Walter Becker (left), Keith Carlock and Donald Fagen of Steely Dan perform at the Beacon Theatre in New York on Oct. 18.

(Photo: Ernest Gregory)

When guitarist Walter Becker and vocalist-keyboardist Donald Fagen—who together make up the group Steely Dan—dropped their magnum opus LP, Aja, in 1977, it was proclaimed an instant classic.

The album featured a unique combination of jazz-inflected harmonies, finessed soul grooves and literary-laced lyrics. The group’s refusal to play live after 1974 further enhanced their mythic stature.

Nearly two decades later, the band’s performance drought ended in 1993, with a 10-show engagement at New York City’s historic Beacon Theatre. And since that historic performance, generations of “Dan” fans have flocked to concert halls to see the band play. Over the years, Steely Dan has repeatedly offered a concert program that includes Aja in its entirety.

On Oct. 18 at the Beacon, the graying of Becker and Fagen’s physical forms stood in stark contrast to their infectious enthusiasm. Buoyed by their superb, jazz-literate ensemble—drummer Keith Carlock, keyboardist Jim Beard, guitarist Jon Herington, bassist Freddie Washington, saxophonists Roger Rosenberg and Walt Weiskopf, trombonist Jim Pugh and trumpeter/musical director Michael Leonhart—the dynamic duo also incorporated a trio of background vocalists into their sound. Known as The Danettes, the vocalists included Carolyn Leonhart, Cindy Mizelle and La Tanya Hall.

That lineup presented a unique challenge for Becker and Fagen. After all, the recording sessions for Aja featured a star-studded roster of elite musicians—from guitarists Larry Carlton and Lee Ritenour to drummers Bernard Purdie and Steve Gadd. Could the current batch of intrepid musicians distill all those distinct sounds into their own equally evocative statements?


From the medium-funk intro of the opener “Black Cow,” this crew managed to stay true to the tone and timbre of the LP, while laying down their own terrific, 21st-century take on the material.

With Fagen’s achey-breakey, New York-accented vocals mellowing like fine wine, he belted out the immortal lyrics “In the corner of my eye, I saw you at Rudy’s/ You were very high…,” and the sold-out crowd sang with the leader, word for word.

When it came time for Beard’s keyboard solo, he changed the sonic zip code of Victor Feldman’s original solo from its lean, mean Los Angeles-born lines to the down-home, function-at-the-junction of Beale Street.

The instrumental zenith of the evening was the group’s powerful and passionate rendering of the album’s title track, arguably, Becker and Fagen’s most complex work. An eight-plus minute melding of rock and post-bop jazz, the song was made even more immortal by tenor saxophonist Wayne Shorter’s penetrating and pointillistic solo on the record.
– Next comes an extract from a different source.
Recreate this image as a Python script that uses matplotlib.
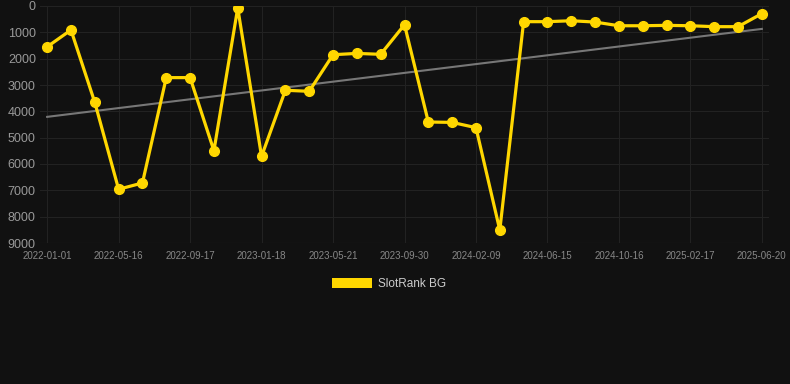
import matplotlib
matplotlib.use("Agg")
import matplotlib.pyplot as plt
from matplotlib.patches import Patch

tick_labels = ["2022-01-01", "2022-05-16", "2022-09-17", "2023-01-18", "2023-05-21",
               "2023-09-30", "2024-02-09", "2024-06-15", "2024-10-16", "2025-02-17",
               "2025-06-20"]
ranks = [1550, 910, 3660, 6960, 6720, 2720, 2720, 5495, 75, 5710,
         3200, 3240, 1850, 1800, 1835, 710, 4405, 4420, 4620, 8510,
         595, 595, 560, 610, 750, 750, 735, 750, 785, 785, 290]
trend = [4210, 870]
series_name = "SlotRank BG"

plt.rcParams['font.family'] = ['Liberation Sans', 'DejaVu Sans']
bg = "#111111"
fig = plt.figure(figsize=(7.9, 3.84), dpi=100, facecolor=bg)
ax = fig.add_axes([40/790, (384-243)/384, (769-40)/790, (243-6)/384], facecolor=bg)

x = list(range(len(ranks)))
ax.plot([0, len(ranks)-1], trend, color="#777777", lw=1.5, zorder=2)
ax.plot(x, ranks, color="#FFD700", lw=2.3, marker="o", ms=7, zorder=3)

ax.set_xlim(-0.3, len(ranks)-1+0.3)
ax.set_ylim(9000, 0)
ax.set_yticks(range(0, 9001, 1000))
ax.set_xticks(x[::3])
ax.set_xticklabels(tick_labels)
ax.tick_params(axis='y', colors="#999999", labelsize=9, length=0, pad=3)
ax.tick_params(axis='x', colors="#888888", labelsize=7, length=0, pad=6)
ax.grid(True, color="#222222", lw=0.8)
for s in ax.spines.values():
    s.set_visible(False)
ax.axhline(9000, color="#333333", lw=0.8)

fig.legend(handles=[Patch(facecolor="#FFD700", label=series_name)],
           loc="center", bbox_to_anchor=(389/790, 1-284/384), frameon=False,
           handlelength=3.4, handleheight=1.0, fontsize=8.5, labelcolor="#cccccc",
           handletextpad=0.5)

fig.savefig("out.png", dpi=100, facecolor=bg)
Rosenberg bravely and boldly delivered his own equally algorithmic baritone sax solo, drawing from an impressive Mount Olympus of saxophone influences, from Gerry Mulligan to John Coltrane.
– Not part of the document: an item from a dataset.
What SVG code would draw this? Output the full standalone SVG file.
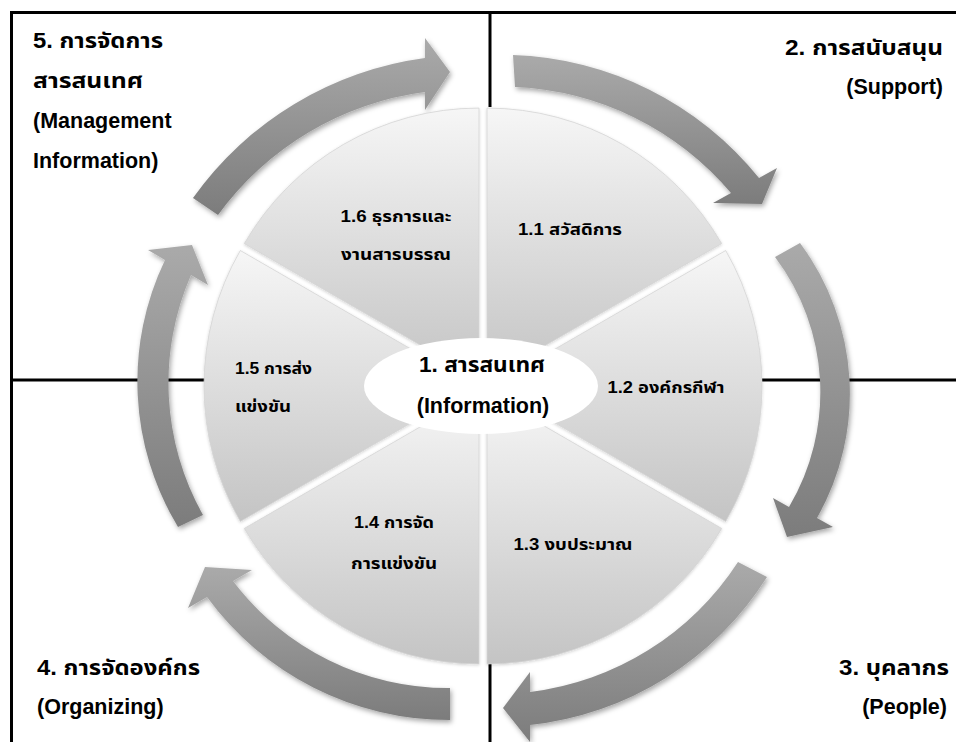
<svg xmlns="http://www.w3.org/2000/svg" width="956" height="742" viewBox="0 0 956 742">
  <defs>
    <linearGradient id="gSector" x1="0" y1="0" x2="0" y2="1">
      <stop offset="0" stop-color="#f6f6f6"/>
      <stop offset="1" stop-color="#c4c4c4"/>
    </linearGradient>
    <linearGradient id="gArrow" x1="0" y1="0" x2="0" y2="1">
      <stop offset="0" stop-color="#aaaaaa"/>
      <stop offset="1" stop-color="#7c7c7c"/>
    </linearGradient>
    <filter id="shadow" x="-20%" y="-20%" width="140%" height="140%">
      <feDropShadow dx="1.5" dy="2.5" stdDeviation="2.5" flood-color="#000" flood-opacity="0.35"/>
    </filter>
    <filter id="softShadow" x="-10%" y="-10%" width="120%" height="120%">
      <feDropShadow dx="0" dy="1" stdDeviation="1.5" flood-color="#000" flood-opacity="0.18"/>
    </filter>
  </defs>
  <style>
    .frame { stroke: #000; stroke-width: 3; fill: none; }
    .sector { fill: url(#gSector); stroke: #d4d4d4; stroke-width: 0.8; filter: url(#softShadow); }
    .arrow { fill: url(#gArrow); filter: url(#shadow); }
    text { font-family: "Liberation Sans", "Noto Sans Thai", "Noto Sans", "DejaVu Sans", Arial, sans-serif; font-weight: bold; fill: #000; }
    .title { font-size: 21.5px; }
    .label { font-size: 16.5px; }
    .center { font-size: 21.5px; }
  </style>

  <rect width="956" height="742" fill="#ffffff"/>

  <g id="frame-lines">
    <path class="frame" d="M10,12.5 H956"/>
    <path class="frame" d="M11.5,11 V742"/>
    <path class="frame" d="M490,12 V107"/>
    <path class="frame" d="M490,663 V742"/>
    <path class="frame" d="M11,380 H210"/>
    <path class="frame" d="M762,380 H956"/>
  </g>

  <g id="connectors">
    <path id="arrow-5-to-2" class="arrow" d="M193,198 A340,340 0 0 1 425,58 L425,38 L450,72 L425,110 L425,92 A305,305 0 0 0 218,215 Z"/>
    <path id="arrow-2-a" class="arrow" d="M513,55 A330,330 0 0 1 759,178 L777,168 L762,204 L713,203 L731,193 A300,300 0 0 0 515,87 Z"/>
    <path id="arrow-2-to-3" class="arrow" d="M800,243 A252,252 0 0 1 817,518 L833,527 L787,537 L773,498 L789,507 A225,225 0 0 0 775,257 Z"/>
    <path id="arrow-3-to-4" class="arrow" d="M767,577 A320,320 0 0 1 530,725 L530,742 L503,708 L530,672 L530,692 A290,290 0 0 0 738,562 Z"/>
    <path id="arrow-4-a" class="arrow" d="M450,720 A300,300 0 0 1 207,597 L188,608 L205,567 L252,570 L233,581 A270,270 0 0 0 450,688 Z"/>
    <path id="arrow-4-to-5" class="arrow" d="M178,527 A281,281 0 0 1 165,260 L148,250 L192,245 L208,285 L191,275 A270,270 0 0 0 203,515 Z"/>
  </g>

  <g id="node-1-1">
    <path class="sector" d="M487,379.07 L487,108.07 A271,271 0 0 1 721.69,243.57 Z"/>
    <text class="label" x="570" y="235" text-anchor="middle" textLength="104" lengthAdjust="spacingAndGlyphs">1.1 สวัสดิการ</text>
  </g>
  <g id="node-1-2">
    <path class="sector" d="M491,386 L725.69,250.5 A271,271 0 0 1 725.69,521.5 Z"/>
    <text class="label" x="666" y="393" text-anchor="middle" textLength="117" lengthAdjust="spacingAndGlyphs">1.2 องค์กรกีฬา</text>
  </g>
  <g id="node-1-3">
    <path class="sector" d="M487,392.93 L721.69,528.43 A271,271 0 0 1 487,663.93 Z"/>
    <text class="label" x="573" y="550" text-anchor="middle" textLength="119" lengthAdjust="spacingAndGlyphs">1.3 งบประมาณ</text>
  </g>
  <g id="node-1-4">
    <path class="sector" d="M479,392.93 L479,663.93 A271,271 0 0 1 244.31,528.43 Z"/>
    <text class="label" x="394" y="528" text-anchor="middle" textLength="80" lengthAdjust="spacingAndGlyphs">1.4 การจัด</text>
    <text class="label" x="394" y="569" text-anchor="middle" textLength="86" lengthAdjust="spacingAndGlyphs">การแข่งขัน</text>
  </g>
  <g id="node-1-5">
    <path class="sector" d="M475,386 L240.31,521.5 A271,271 0 0 1 240.31,250.5 Z"/>
    <text class="label" x="235" y="374" textLength="77" lengthAdjust="spacingAndGlyphs">1.5 การส่ง</text>
    <text class="label" x="235" y="412" textLength="56" lengthAdjust="spacingAndGlyphs">แข่งขัน</text>
  </g>
  <g id="node-1-6">
    <path class="sector" d="M479,379.07 L244.31,243.57 A271,271 0 0 1 479,108.07 Z"/>
    <text class="label" x="396" y="222" text-anchor="middle" textLength="111" lengthAdjust="spacingAndGlyphs">1.6 ธุรการและ</text>
    <text class="label" x="396" y="260" text-anchor="middle" textLength="110" lengthAdjust="spacingAndGlyphs">งานสารบรรณ</text>
  </g>

  <g id="node-1-center">
    <ellipse cx="481" cy="386" rx="117" ry="48" fill="#ffffff"/>
    <text class="center" x="482" y="372" text-anchor="middle" textLength="126" lengthAdjust="spacingAndGlyphs">1. สารสนเทศ</text>
    <text class="center" x="483" y="413" text-anchor="middle">(Information)</text>
  </g>

  <g id="node-5">
    <text class="title" x="33" y="48" textLength="130" lengthAdjust="spacingAndGlyphs">5. การจัดการ</text>
    <text class="title" x="33" y="88" textLength="110" lengthAdjust="spacingAndGlyphs">สารสนเทศ</text>
    <text class="title" x="33" y="128">(Management</text>
    <text class="title" x="33" y="168">Information)</text>
  </g>
  <g id="node-2">
    <text class="title" x="943" y="55" text-anchor="end" textLength="158" lengthAdjust="spacingAndGlyphs">2. การสนับสนุน</text>
    <text class="title" x="943" y="94" text-anchor="end">(Support)</text>
  </g>
  <g id="node-3">
    <text class="title" x="949" y="675" text-anchor="end" textLength="110" lengthAdjust="spacingAndGlyphs">3. บุคลากร</text>
    <text class="title" x="947" y="714" text-anchor="end">(People)</text>
  </g>
  <g id="node-4">
    <text class="title" x="37" y="675" textLength="163" lengthAdjust="spacingAndGlyphs">4. การจัดองค์กร</text>
    <text class="title" x="37" y="714">(Organizing)</text>
  </g>
</svg>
Carlock’s vivid and volcanic drumming—an amazing amalgam of rhythms—lifted the bandstand. Fagen’s nifty melodica playing provided the right Eastern seasoning, which blended well with the Buddha-like statues that adorned the theater.

When Fagen sang on the haunting “Deacon Blues, ” Weiskopf provided his own terrific take on the classic saxophone riff with his Parker-mooded alto spotlight. By the time Steely Dan got to “Home At Last”—the band’s bluesy, mid-tempo ode to Homer’s Odyssey—the mostly baby boomer audience was on their feet dancing. It was quite clear that while the audience appreciated the impressive, non-stop performance of the LP, it wanted more.
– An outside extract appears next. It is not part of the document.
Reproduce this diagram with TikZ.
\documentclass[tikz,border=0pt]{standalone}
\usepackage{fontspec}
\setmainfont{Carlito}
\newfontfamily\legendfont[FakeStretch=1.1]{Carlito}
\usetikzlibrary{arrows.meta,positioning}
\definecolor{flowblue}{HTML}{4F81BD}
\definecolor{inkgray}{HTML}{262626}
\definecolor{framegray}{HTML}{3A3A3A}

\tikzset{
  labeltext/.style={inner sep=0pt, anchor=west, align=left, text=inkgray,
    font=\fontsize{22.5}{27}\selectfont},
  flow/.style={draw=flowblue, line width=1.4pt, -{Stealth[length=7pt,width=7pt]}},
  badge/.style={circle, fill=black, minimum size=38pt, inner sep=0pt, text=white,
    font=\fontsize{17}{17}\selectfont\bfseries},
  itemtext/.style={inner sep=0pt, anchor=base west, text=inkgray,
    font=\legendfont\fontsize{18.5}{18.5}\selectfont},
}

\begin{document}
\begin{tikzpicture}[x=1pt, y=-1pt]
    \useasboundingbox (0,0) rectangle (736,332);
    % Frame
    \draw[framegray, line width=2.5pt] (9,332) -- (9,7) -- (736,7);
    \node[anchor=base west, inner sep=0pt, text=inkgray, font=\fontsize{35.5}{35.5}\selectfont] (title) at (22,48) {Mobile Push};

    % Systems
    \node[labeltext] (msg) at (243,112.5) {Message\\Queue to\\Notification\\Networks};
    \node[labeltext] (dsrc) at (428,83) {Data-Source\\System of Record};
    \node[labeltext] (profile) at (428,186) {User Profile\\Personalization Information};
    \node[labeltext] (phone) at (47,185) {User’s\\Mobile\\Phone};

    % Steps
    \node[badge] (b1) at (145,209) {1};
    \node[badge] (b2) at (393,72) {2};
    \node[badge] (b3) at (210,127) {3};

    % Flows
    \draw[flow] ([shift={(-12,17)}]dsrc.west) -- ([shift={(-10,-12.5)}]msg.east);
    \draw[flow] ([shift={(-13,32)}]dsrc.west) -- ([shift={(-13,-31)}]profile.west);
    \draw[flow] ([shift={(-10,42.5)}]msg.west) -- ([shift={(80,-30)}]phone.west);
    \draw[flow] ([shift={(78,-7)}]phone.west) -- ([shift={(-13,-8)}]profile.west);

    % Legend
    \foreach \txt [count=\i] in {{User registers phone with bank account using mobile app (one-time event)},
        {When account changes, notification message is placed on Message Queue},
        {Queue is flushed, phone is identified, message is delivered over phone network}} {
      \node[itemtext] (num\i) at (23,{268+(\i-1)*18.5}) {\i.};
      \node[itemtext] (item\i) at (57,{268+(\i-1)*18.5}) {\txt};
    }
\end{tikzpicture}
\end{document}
So when Fagen, declared that Aja was over, and that the band was “about to get into some random shit,” the audience got what they wanted: a pleasing potpourri of greatest hits. Highlights included a souped-up version of “Bodhisattva,” a bass-heavy take on “Hey Nineteen” a twangy “Black Friday,” “Reelin’ In The Years” “Two Against Nature,” “Kid Charlemagne” and the lone non-Becker/Fagen song, David Palmer’s beautiful ballad, “Dirty Work,” which featured the individual talents of the Danettes.

And while the band shined, clearly the night belong to Becker. His superb guitar went to the well of the blues—every note pregnant with purpose and poise. For five decades, he and Fagen have made significant contributions to the world of jazz. And they ain’t done yet.